_Stated problem_
Please, without the pictures, retype exactly the lines from the start of the material through the line that holds "from matplotlib.ticker import".

_Given information_
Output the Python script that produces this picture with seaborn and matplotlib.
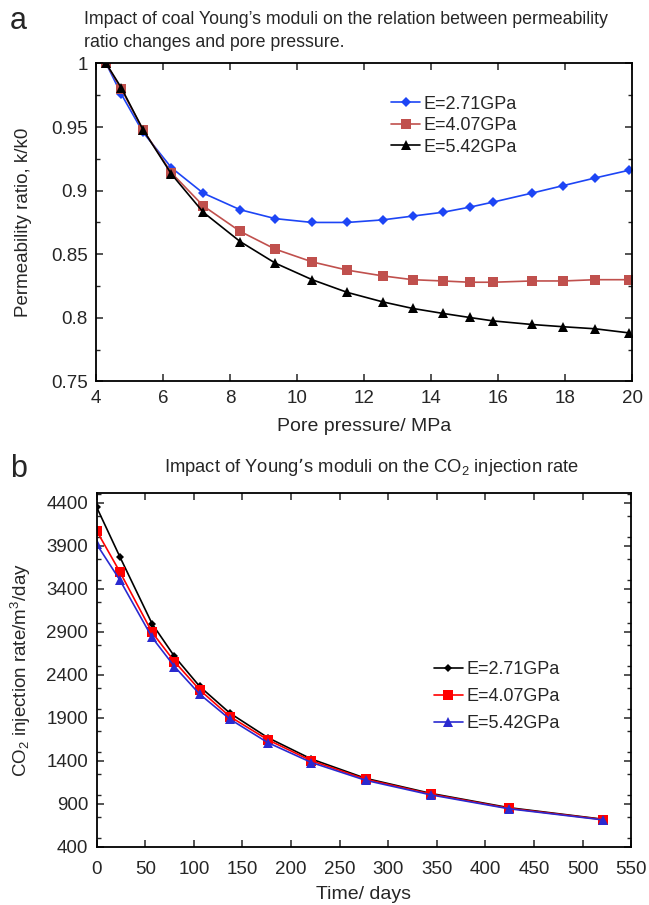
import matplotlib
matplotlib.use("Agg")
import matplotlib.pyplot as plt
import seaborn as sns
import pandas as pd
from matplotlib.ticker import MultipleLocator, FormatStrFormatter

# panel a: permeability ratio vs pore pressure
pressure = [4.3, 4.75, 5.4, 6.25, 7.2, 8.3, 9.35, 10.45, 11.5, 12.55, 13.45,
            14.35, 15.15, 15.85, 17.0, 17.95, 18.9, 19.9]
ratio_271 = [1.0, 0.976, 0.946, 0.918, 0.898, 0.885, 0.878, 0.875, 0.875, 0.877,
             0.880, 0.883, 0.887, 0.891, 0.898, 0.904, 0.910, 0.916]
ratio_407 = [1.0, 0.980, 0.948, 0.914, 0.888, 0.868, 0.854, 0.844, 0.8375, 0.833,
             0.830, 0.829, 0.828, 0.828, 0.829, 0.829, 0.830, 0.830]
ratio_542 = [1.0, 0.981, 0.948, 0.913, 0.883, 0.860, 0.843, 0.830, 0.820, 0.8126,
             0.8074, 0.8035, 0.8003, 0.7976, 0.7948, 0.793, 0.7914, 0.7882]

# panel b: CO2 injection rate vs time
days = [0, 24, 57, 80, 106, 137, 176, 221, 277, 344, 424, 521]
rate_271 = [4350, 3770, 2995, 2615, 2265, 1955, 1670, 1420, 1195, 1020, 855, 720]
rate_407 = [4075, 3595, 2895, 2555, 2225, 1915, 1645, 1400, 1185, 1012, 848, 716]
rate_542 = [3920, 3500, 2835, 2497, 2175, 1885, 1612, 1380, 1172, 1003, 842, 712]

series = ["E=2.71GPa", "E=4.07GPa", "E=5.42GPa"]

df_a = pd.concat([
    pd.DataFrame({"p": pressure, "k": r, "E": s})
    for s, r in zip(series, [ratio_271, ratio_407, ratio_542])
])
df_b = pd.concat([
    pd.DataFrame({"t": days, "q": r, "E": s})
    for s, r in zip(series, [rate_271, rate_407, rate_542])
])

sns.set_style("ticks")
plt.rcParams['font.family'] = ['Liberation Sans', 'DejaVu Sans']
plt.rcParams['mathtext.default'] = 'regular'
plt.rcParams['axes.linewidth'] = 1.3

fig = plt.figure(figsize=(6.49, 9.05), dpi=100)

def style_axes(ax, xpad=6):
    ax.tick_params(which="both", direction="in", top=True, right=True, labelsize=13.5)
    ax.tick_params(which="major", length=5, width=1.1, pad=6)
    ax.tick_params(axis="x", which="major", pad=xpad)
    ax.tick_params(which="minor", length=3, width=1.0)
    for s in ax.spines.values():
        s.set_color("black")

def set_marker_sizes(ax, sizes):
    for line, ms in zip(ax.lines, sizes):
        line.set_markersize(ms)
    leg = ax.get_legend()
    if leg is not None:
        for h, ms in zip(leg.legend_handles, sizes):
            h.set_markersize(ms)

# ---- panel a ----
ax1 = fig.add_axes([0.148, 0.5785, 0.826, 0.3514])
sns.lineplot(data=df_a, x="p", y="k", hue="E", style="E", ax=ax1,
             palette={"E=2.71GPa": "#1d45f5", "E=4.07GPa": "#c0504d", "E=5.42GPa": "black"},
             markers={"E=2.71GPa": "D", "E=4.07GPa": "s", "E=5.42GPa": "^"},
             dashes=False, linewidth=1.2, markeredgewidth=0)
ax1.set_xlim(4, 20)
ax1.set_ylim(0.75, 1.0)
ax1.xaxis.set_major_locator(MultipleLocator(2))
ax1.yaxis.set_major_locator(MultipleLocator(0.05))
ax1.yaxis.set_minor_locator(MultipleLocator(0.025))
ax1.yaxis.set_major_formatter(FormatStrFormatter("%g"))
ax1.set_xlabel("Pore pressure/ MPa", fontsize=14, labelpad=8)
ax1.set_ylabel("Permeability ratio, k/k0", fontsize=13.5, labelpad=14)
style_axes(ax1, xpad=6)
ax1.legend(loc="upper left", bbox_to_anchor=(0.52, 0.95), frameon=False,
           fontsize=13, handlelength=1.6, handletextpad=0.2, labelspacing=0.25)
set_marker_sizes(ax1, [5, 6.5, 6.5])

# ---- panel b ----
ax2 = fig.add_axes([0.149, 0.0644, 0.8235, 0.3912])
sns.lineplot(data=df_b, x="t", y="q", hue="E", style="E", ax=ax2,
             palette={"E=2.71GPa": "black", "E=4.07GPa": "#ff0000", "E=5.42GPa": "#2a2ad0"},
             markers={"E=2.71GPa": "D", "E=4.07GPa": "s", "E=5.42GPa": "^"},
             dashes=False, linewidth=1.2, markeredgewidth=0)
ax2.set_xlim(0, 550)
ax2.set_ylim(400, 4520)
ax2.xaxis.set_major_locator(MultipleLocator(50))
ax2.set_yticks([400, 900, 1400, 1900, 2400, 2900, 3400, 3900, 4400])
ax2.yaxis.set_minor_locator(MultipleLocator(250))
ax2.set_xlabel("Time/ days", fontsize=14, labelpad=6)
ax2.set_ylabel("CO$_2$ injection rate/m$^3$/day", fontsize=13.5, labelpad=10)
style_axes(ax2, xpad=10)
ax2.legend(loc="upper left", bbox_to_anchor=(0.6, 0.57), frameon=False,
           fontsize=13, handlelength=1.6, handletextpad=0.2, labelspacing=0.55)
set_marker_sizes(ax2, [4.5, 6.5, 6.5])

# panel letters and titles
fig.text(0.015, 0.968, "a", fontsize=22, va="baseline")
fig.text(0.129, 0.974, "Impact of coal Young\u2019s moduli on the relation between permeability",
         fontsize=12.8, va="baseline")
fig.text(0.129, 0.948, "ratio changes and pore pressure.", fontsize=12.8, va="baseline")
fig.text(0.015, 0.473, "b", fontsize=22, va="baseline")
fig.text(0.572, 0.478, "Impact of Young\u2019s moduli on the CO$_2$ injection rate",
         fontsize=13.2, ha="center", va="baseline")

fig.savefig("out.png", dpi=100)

_Answer for the task_
Output the Python script that produces this picture with seaborn and matplotlib.
import matplotlib
matplotlib.use("Agg")
import matplotlib.pyplot as plt
import seaborn as sns
import pandas as pd
from matplotlib.ticker import MultipleLocator, FormatStrFormatter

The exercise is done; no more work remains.